Instructions for the task: Transcribe every line exactly and omit anything that is a picture.

Task data:
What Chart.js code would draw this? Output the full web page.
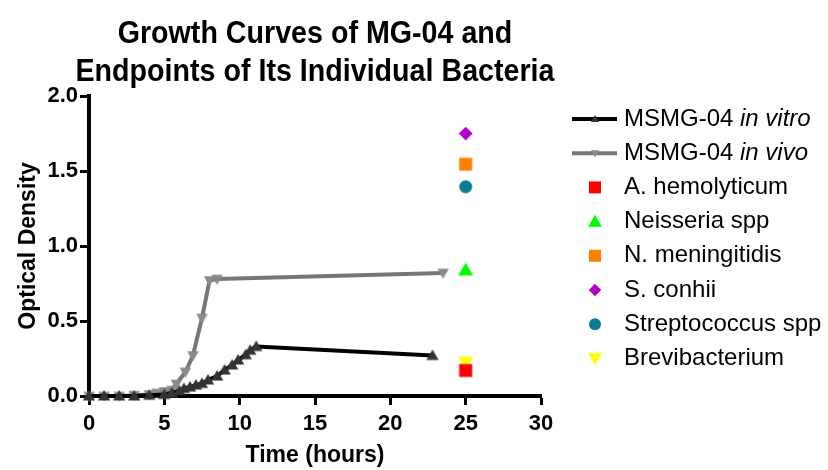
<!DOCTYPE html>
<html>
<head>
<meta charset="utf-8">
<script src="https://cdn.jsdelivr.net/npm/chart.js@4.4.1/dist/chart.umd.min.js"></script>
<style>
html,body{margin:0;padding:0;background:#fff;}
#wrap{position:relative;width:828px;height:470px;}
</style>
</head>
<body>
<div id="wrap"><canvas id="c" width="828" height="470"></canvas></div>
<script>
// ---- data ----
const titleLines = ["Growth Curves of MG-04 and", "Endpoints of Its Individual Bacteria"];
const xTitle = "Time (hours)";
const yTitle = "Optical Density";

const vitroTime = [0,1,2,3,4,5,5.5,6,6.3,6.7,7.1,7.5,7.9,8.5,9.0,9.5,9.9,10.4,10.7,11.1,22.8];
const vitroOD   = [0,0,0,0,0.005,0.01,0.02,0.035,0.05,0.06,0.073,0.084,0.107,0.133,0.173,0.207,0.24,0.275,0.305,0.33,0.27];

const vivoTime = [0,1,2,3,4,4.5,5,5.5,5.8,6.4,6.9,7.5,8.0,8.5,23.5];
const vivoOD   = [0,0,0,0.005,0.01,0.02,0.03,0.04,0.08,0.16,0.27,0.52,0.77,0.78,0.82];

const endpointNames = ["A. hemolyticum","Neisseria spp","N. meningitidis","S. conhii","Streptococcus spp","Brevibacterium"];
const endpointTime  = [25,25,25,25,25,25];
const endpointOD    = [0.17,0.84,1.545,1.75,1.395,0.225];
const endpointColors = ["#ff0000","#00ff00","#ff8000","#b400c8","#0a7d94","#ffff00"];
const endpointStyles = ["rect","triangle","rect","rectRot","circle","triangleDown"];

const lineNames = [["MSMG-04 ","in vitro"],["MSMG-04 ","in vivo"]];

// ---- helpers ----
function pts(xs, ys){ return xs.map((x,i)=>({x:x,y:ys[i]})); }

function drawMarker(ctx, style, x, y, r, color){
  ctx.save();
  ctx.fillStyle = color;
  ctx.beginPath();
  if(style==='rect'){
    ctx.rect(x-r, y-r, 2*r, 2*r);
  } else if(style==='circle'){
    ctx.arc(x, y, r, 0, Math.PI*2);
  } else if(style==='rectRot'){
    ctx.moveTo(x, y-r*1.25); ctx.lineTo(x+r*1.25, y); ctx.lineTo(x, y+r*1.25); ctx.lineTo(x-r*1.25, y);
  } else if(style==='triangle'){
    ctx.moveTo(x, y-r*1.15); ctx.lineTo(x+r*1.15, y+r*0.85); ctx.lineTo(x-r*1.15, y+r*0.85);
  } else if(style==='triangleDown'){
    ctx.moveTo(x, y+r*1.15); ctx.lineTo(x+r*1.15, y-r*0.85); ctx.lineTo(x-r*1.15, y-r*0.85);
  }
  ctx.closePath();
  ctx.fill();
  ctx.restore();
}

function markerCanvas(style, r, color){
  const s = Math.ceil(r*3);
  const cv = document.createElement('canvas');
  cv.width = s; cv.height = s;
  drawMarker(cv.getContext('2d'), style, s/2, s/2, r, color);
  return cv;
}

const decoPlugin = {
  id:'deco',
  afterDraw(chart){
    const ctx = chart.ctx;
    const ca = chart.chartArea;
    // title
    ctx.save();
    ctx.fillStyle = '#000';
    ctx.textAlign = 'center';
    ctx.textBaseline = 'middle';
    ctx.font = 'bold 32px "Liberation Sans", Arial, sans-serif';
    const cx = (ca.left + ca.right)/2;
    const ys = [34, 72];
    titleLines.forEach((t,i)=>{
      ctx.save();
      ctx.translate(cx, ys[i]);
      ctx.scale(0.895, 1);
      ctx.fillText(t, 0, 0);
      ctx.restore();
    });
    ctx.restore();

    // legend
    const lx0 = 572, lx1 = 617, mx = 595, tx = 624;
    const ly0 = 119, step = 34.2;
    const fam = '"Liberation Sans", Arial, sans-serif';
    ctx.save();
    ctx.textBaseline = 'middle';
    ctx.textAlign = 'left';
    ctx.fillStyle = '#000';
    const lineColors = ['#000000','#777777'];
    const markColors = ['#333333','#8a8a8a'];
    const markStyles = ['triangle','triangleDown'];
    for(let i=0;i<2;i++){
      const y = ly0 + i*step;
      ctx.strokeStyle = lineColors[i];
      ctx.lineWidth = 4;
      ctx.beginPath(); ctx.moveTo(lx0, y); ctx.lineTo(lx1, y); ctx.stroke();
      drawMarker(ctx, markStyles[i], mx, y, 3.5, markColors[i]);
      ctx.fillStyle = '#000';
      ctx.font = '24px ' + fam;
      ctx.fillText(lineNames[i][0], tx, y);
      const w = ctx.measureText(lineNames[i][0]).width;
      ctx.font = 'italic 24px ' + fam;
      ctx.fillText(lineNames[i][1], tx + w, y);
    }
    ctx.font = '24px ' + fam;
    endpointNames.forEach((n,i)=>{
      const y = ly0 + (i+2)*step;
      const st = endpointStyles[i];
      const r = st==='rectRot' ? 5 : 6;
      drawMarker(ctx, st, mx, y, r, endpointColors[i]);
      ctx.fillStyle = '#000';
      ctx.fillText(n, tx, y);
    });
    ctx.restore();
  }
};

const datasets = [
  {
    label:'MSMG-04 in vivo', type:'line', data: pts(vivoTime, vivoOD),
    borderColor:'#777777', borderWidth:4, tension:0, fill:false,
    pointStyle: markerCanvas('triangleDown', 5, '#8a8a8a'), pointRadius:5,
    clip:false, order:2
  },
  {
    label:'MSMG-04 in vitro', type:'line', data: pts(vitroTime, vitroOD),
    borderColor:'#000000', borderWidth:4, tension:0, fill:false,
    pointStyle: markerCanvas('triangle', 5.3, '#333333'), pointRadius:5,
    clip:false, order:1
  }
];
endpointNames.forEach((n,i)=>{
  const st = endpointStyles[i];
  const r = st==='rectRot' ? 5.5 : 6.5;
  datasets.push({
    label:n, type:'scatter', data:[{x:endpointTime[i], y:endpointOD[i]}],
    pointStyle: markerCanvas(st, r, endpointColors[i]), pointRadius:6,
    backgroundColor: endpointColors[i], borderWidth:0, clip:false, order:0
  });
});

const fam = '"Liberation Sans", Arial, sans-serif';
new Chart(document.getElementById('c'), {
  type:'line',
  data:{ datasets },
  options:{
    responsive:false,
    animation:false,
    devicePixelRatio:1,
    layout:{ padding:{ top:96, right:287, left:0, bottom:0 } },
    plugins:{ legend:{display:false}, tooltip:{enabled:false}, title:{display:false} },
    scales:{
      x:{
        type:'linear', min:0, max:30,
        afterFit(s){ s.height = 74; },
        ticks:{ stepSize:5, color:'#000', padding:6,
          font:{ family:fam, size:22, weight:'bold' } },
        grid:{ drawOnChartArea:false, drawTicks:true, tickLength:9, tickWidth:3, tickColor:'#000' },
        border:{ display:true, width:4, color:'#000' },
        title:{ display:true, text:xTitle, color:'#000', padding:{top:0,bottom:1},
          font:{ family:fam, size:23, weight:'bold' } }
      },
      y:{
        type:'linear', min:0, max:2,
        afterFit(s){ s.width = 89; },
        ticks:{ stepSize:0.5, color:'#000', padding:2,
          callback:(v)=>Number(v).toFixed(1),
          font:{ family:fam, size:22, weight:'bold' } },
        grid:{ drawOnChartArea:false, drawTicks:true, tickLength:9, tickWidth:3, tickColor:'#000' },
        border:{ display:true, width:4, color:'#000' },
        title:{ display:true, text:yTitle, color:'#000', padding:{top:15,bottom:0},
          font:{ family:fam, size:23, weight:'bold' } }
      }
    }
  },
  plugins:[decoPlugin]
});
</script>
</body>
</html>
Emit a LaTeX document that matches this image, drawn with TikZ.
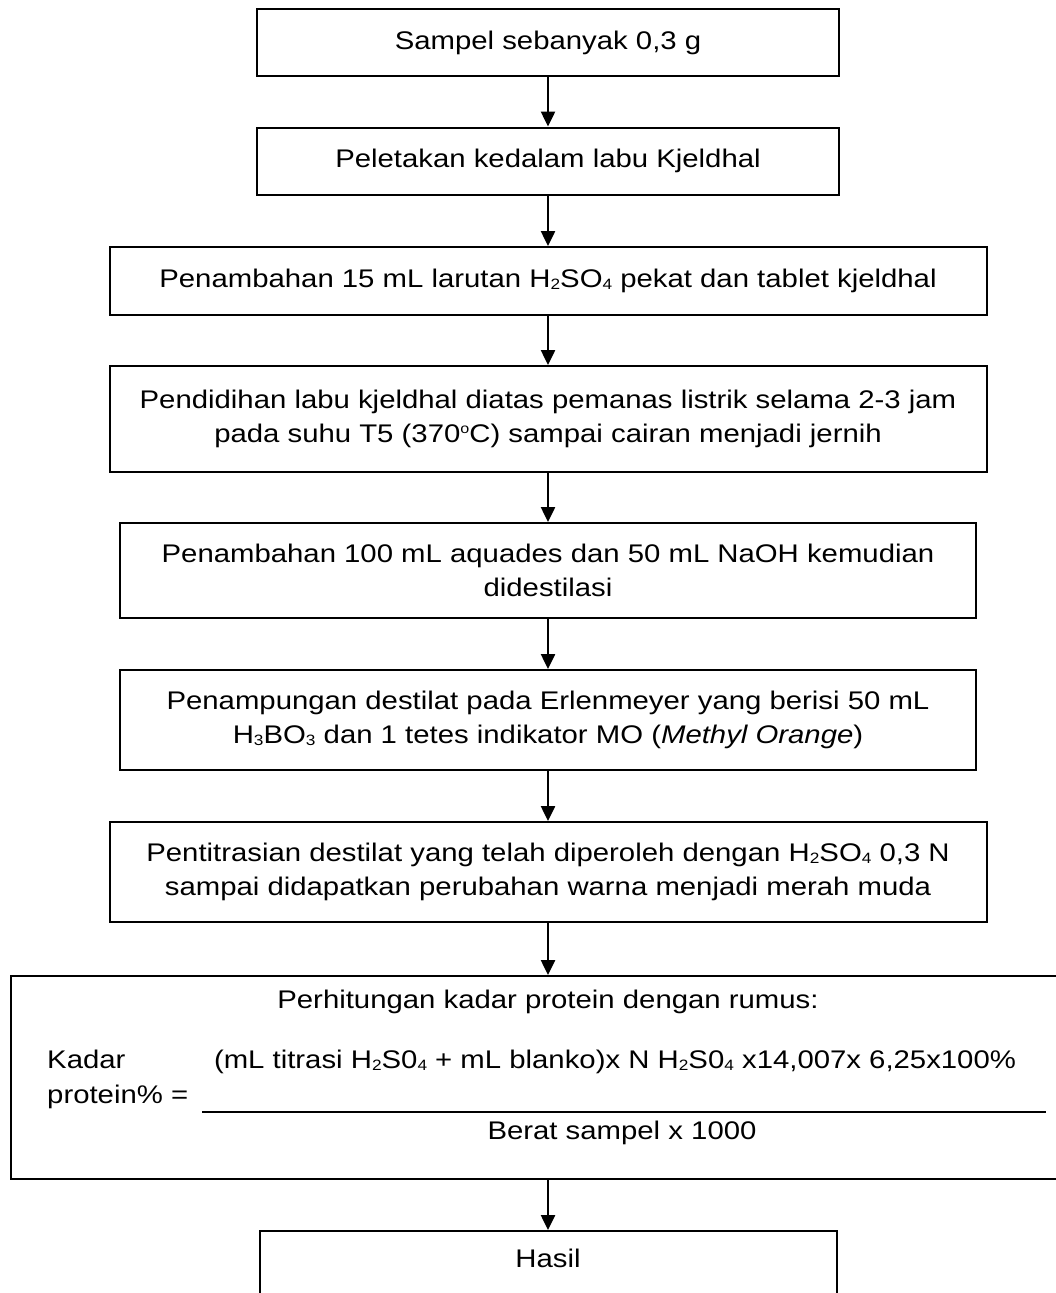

Result of this exercise:
What Chart.js code would draw this? Output the full web page.
<!DOCTYPE html>
<html>
<head>
<meta charset="utf-8">
<script src="https://cdn.jsdelivr.net/npm/chart.js@4.4.1/dist/chart.umd.min.js"></script>
<style>
html,body{margin:0;padding:0;background:#fff;}
#wrap{position:relative;width:828px;height:470px;}
</style>
</head>
<body>
<div id="wrap"><canvas id="c" width="828" height="470"></canvas></div>
<script>
// ---- data ----
const titleLines = ["Growth Curves of MG-04 and", "Endpoints of Its Individual Bacteria"];
const xTitle = "Time (hours)";
const yTitle = "Optical Density";

const vitroTime = [0,1,2,3,4,5,5.5,6,6.3,6.7,7.1,7.5,7.9,8.5,9.0,9.5,9.9,10.4,10.7,11.1,22.8];
const vitroOD   = [0,0,0,0,0.005,0.01,0.02,0.035,0.05,0.06,0.073,0.084,0.107,0.133,0.173,0.207,0.24,0.275,0.305,0.33,0.27];

const vivoTime = [0,1,2,3,4,4.5,5,5.5,5.8,6.4,6.9,7.5,8.0,8.5,23.5];
const vivoOD   = [0,0,0,0.005,0.01,0.02,0.03,0.04,0.08,0.16,0.27,0.52,0.77,0.78,0.82];

const endpointNames = ["A. hemolyticum","Neisseria spp","N. meningitidis","S. conhii","Streptococcus spp","Brevibacterium"];
const endpointTime  = [25,25,25,25,25,25];
const endpointOD    = [0.17,0.84,1.545,1.75,1.395,0.225];
const endpointColors = ["#ff0000","#00ff00","#ff8000","#b400c8","#0a7d94","#ffff00"];
const endpointStyles = ["rect","triangle","rect","rectRot","circle","triangleDown"];

const lineNames = [["MSMG-04 ","in vitro"],["MSMG-04 ","in vivo"]];

// ---- helpers ----
function pts(xs, ys){ return xs.map((x,i)=>({x:x,y:ys[i]})); }

function drawMarker(ctx, style, x, y, r, color){
  ctx.save();
  ctx.fillStyle = color;
  ctx.beginPath();
  if(style==='rect'){
    ctx.rect(x-r, y-r, 2*r, 2*r);
  } else if(style==='circle'){
    ctx.arc(x, y, r, 0, Math.PI*2);
  } else if(style==='rectRot'){
    ctx.moveTo(x, y-r*1.25); ctx.lineTo(x+r*1.25, y); ctx.lineTo(x, y+r*1.25); ctx.lineTo(x-r*1.25, y);
  } else if(style==='triangle'){
    ctx.moveTo(x, y-r*1.15); ctx.lineTo(x+r*1.15, y+r*0.85); ctx.lineTo(x-r*1.15, y+r*0.85);
  } else if(style==='triangleDown'){
    ctx.moveTo(x, y+r*1.15); ctx.lineTo(x+r*1.15, y-r*0.85); ctx.lineTo(x-r*1.15, y-r*0.85);
  }
  ctx.closePath();
  ctx.fill();
  ctx.restore();
}

function markerCanvas(style, r, color){
  const s = Math.ceil(r*3);
  const cv = document.createElement('canvas');
  cv.width = s; cv.height = s;
  drawMarker(cv.getContext('2d'), style, s/2, s/2, r, color);
  return cv;
}

const decoPlugin = {
  id:'deco',
  afterDraw(chart){
    const ctx = chart.ctx;
    const ca = chart.chartArea;
    // title
    ctx.save();
    ctx.fillStyle = '#000';
    ctx.textAlign = 'center';
    ctx.textBaseline = 'middle';
    ctx.font = 'bold 32px "Liberation Sans", Arial, sans-serif';
    const cx = (ca.left + ca.right)/2;
    const ys = [34, 72];
    titleLines.forEach((t,i)=>{
      ctx.save();
      ctx.translate(cx, ys[i]);
      ctx.scale(0.895, 1);
      ctx.fillText(t, 0, 0);
      ctx.restore();
    });
    ctx.restore();

    // legend
    const lx0 = 572, lx1 = 617, mx = 595, tx = 624;
    const ly0 = 119, step = 34.2;
    const fam = '"Liberation Sans", Arial, sans-serif';
    ctx.save();
    ctx.textBaseline = 'middle';
    ctx.textAlign = 'left';
    ctx.fillStyle = '#000';
    const lineColors = ['#000000','#777777'];
    const markColors = ['#333333','#8a8a8a'];
    const markStyles = ['triangle','triangleDown'];
    for(let i=0;i<2;i++){
      const y = ly0 + i*step;
      ctx.strokeStyle = lineColors[i];
      ctx.lineWidth = 4;
      ctx.beginPath(); ctx.moveTo(lx0, y); ctx.lineTo(lx1, y); ctx.stroke();
      drawMarker(ctx, markStyles[i], mx, y, 3.5, markColors[i]);
      ctx.fillStyle = '#000';
      ctx.font = '24px ' + fam;
      ctx.fillText(lineNames[i][0], tx, y);
      const w = ctx.measureText(lineNames[i][0]).width;
      ctx.font = 'italic 24px ' + fam;
      ctx.fillText(lineNames[i][1], tx + w, y);
    }
    ctx.font = '24px ' + fam;
    endpointNames.forEach((n,i)=>{
      const y = ly0 + (i+2)*step;
      const st = endpointStyles[i];
      const r = st==='rectRot' ? 5 : 6;
      drawMarker(ctx, st, mx, y, r, endpointColors[i]);
      ctx.fillStyle = '#000';
      ctx.fillText(n, tx, y);
    });
    ctx.restore();
  }
};

const datasets = [
  {
    label:'MSMG-04 in vivo', type:'line', data: pts(vivoTime, vivoOD),
    borderColor:'#777777', borderWidth:4, tension:0, fill:false,
    pointStyle: markerCanvas('triangleDown', 5, '#8a8a8a'), pointRadius:5,
    clip:false, order:2
  },
  {
    label:'MSMG-04 in vitro', type:'line', data: pts(vitroTime, vitroOD),
    borderColor:'#000000', borderWidth:4, tension:0, fill:false,
    pointStyle: markerCanvas('triangle', 5.3, '#333333'), pointRadius:5,
    clip:false, order:1
  }
];
endpointNames.forEach((n,i)=>{
  const st = endpointStyles[i];
  const r = st==='rectRot' ? 5.5 : 6.5;
  datasets.push({
    label:n, type:'scatter', data:[{x:endpointTime[i], y:endpointOD[i]}],
    pointStyle: markerCanvas(st, r, endpointColors[i]), pointRadius:6,
    backgroundColor: endpointColors[i], borderWidth:0, clip:false, order:0
  });
});

const fam = '"Liberation Sans", Arial, sans-serif';
new Chart(document.getElementById('c'), {
  type:'line',
  data:{ datasets },
  options:{
    responsive:false,
    animation:false,
    devicePixelRatio:1,
    layout:{ padding:{ top:96, right:287, left:0, bottom:0 } },
    plugins:{ legend:{display:false}, tooltip:{enabled:false}, title:{display:false} },
    scales:{
      x:{
        type:'linear', min:0, max:30,
        afterFit(s){ s.height = 74; },
        ticks:{ stepSize:5, color:'#000', padding:6,
          font:{ family:fam, size:22, weight:'bold' } },
        grid:{ drawOnChartArea:false, drawTicks:true, tickLength:9, tickWidth:3, tickColor:'#000' },
        border:{ display:true, width:4, color:'#000' },
        title:{ display:true, text:xTitle, color:'#000', padding:{top:0,bottom:1},
          font:{ family:fam, size:23, weight:'bold' } }
      },
      y:{
        type:'linear', min:0, max:2,
        afterFit(s){ s.width = 89; },
        ticks:{ stepSize:0.5, color:'#000', padding:2,
          callback:(v)=>Number(v).toFixed(1),
          font:{ family:fam, size:22, weight:'bold' } },
        grid:{ drawOnChartArea:false, drawTicks:true, tickLength:9, tickWidth:3, tickColor:'#000' },
        border:{ display:true, width:4, color:'#000' },
        title:{ display:true, text:yTitle, color:'#000', padding:{top:15,bottom:0},
          font:{ family:fam, size:23, weight:'bold' } }
      }
    }
  },
  plugins:[decoPlugin]
});
</script>
</body>
</html>
Emit a LaTeX document that matches this image, drawn with TikZ.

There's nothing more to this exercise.